- French film poster
- Directed by: Ettore Scola
- Screenplay by: Ruggero Maccari Ettore Scola
- Based on: Fosca by Iginio Ugo Tarchetti
- Produced by: Franco Committeri
- Starring: Bernard Giraudeau
- Cinematography: Claudio Ragona
- Edited by: Raimondo Crociani
- Music by: Armando Trovajoli
- Distributed by: Cineriz
- Release dates: 7 May 1981 (Rome); 16 September 1981 (France);
- Running time: 117 minutes
- Countries: Italy France
- Language: Italian

= Passion of Love =

1981 film

Passion of Love (Passione d'amore) is a 1981 drama film directed by Ettore Scola and was adapted from the 1869 novel Fosca by Iginio Ugo Tarchetti. The film was entered into the 1981 Cannes Film Festival.

It served as the inspiration for the 1994 Broadway musical Passion by Stephen Sondheim and James Lapine.

==Plot==
In Turin in the winter of 1862, the unmarried Giorgio Bacchetti, a good-looking cavalry captain with a distinguished combat record, is involved in a passionate affair with Clara, a sweet and beautiful married woman. Their meetings end when he is transferred to an isolated outpost on the frontier.

The officers there eat and socialise in the house of their colonel, who has given a home to a handicapped cousin of his. This is a young woman named Fosca, suffering not only from a range of physical and psychological problems but also strikingly ugly. Yet she is also sensitive and cultured, and desperate for sympathetic male company. Encouraged by the regimental surgeon, who thinks contact with the new arrival may help, Giorgio spends time with her.

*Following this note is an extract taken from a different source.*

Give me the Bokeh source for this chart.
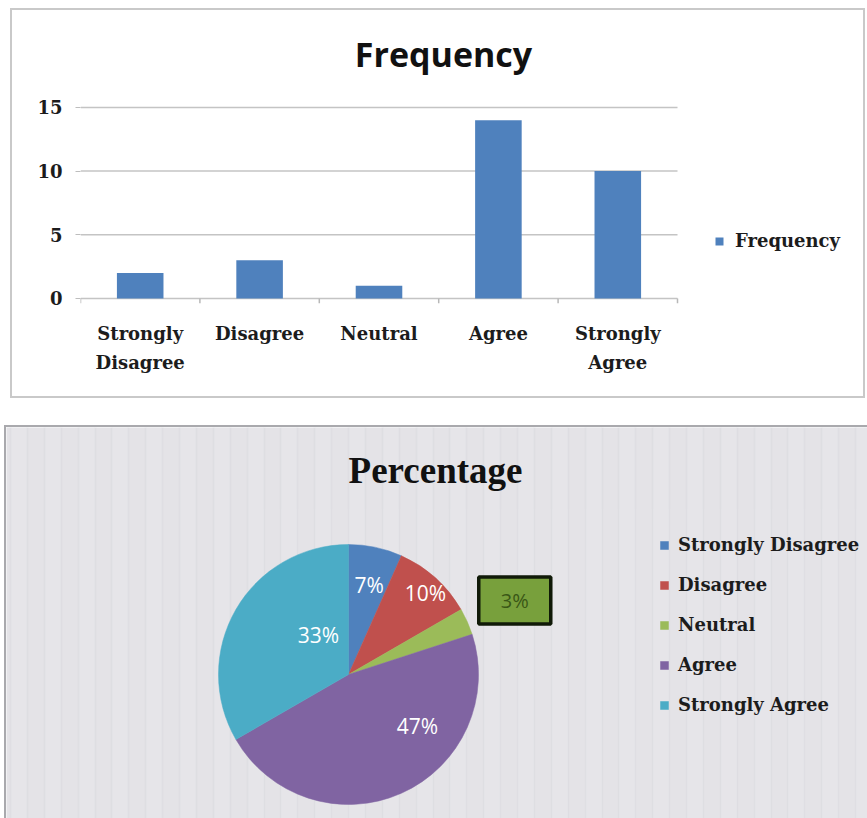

While she thrives on what to her is a conquest, Giorgio is dragged down by the emotional strain of her demands on him and falls ill. The surgeon realises that his plan was a mistake and that the only solution is to get Giorgio a transfer. The transfer notice is delivered during the Christmas party in the colonel's house. Fosca goes into massive hysterics, to the horror of the guests who had no idea of the existence and depth of her passion.

The colonel, considering his honour impugned by this relationship, which Giorgio entered into out of kindness and pity, challenges Giorgio to a duel next morning. That night, knowing it may be his last and desperately sorry for Fosca, he goes to her bedroom and they consummate their strange love. In the duel, he wounds the colonel but himself collapses under the nervous strain. Fosca dies of shock, and Giorgio is invalided out of the army with no prospects.

==Cast==
- Bernard Giraudeau as Giorgio
- Valeria D'Obici as Fosca
- Laura Antonelli as Clara
- Jean-Louis Trintignant as Doctor
- Massimo Girotti as Colonel
- Bernard Blier as Maj. Tarasso
- Gerardo Amato as Lt. Baggi
- Sandro Ghiani as Giorgio's attendant
- Alberto Incrocci as Capt. Rivolti
- Rosaria Schemmari as Fosca's maid
- Francesco Piastra as Colonel's attendant
- Saverio Vallone as Blond lieutenant
- Franco Committeri as Clara's husband

==Release==
Passione d'amore was released in Italy in Rome on May 7, 1981. It was released in France as Passion d'amour on September 16, 1981. It was entered into the 1981 Cannes Film Festival.